> Exercise
Copy the data exactly from the line that contains "Clone this screenshot in HTML." through the line that contains "The picture is", keeping both end lines and leaving out everything else.

> Entries
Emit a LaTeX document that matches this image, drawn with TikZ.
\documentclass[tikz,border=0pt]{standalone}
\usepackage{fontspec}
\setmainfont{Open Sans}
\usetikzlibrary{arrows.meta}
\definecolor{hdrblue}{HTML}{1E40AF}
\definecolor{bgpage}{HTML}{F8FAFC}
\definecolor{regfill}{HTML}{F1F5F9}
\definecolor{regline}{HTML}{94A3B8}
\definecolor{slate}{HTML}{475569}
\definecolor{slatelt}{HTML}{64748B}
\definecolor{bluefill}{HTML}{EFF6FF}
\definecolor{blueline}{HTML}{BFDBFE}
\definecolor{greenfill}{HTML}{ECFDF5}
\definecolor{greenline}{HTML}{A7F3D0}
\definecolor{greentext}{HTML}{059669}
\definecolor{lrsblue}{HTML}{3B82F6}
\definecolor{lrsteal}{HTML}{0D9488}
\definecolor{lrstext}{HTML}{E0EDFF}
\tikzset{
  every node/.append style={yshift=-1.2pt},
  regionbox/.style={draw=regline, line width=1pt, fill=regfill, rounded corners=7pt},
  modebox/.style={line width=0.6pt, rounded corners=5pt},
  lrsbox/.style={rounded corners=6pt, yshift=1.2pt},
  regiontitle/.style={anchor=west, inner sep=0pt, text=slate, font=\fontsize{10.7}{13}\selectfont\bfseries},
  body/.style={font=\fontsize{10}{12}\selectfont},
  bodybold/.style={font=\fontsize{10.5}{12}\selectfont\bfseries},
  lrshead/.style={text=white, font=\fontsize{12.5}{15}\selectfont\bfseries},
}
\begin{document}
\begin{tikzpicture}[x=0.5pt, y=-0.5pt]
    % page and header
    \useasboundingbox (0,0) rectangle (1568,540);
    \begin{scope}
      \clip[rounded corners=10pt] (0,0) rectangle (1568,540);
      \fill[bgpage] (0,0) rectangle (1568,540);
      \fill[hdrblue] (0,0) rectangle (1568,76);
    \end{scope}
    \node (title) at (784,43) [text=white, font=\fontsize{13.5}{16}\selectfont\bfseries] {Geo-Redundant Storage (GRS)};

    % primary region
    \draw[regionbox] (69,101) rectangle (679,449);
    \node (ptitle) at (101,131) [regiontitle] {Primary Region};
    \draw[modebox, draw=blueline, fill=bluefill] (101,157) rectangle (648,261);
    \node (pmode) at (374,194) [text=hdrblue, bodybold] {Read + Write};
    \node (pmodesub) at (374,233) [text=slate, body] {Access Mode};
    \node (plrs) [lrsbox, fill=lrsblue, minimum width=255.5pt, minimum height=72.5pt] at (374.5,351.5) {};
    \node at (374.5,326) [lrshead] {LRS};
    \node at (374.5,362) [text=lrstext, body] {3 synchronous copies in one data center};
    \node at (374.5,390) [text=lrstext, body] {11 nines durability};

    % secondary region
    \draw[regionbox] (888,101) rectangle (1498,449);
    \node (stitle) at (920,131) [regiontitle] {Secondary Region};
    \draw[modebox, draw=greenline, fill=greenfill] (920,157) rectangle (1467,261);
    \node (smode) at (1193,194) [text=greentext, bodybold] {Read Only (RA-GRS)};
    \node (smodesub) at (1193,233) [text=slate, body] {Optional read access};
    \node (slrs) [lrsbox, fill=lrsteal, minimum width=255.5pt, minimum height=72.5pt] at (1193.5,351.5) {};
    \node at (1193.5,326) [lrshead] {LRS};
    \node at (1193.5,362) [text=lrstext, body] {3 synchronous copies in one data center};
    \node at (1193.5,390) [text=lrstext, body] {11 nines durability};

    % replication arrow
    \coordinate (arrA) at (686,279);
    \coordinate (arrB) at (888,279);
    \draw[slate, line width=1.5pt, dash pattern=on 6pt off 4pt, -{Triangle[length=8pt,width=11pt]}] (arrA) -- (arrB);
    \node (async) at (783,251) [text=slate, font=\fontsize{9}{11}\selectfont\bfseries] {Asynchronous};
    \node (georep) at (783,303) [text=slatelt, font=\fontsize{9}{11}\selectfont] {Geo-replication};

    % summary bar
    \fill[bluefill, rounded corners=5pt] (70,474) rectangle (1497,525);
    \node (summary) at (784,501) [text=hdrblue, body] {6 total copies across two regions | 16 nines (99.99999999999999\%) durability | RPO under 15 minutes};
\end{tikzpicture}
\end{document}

--

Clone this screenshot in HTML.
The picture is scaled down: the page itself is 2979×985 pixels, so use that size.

> Correct answer
Clone this screenshot in HTML.
The picture is scaled down: the page itself is 2979×985 pixels, so use that size.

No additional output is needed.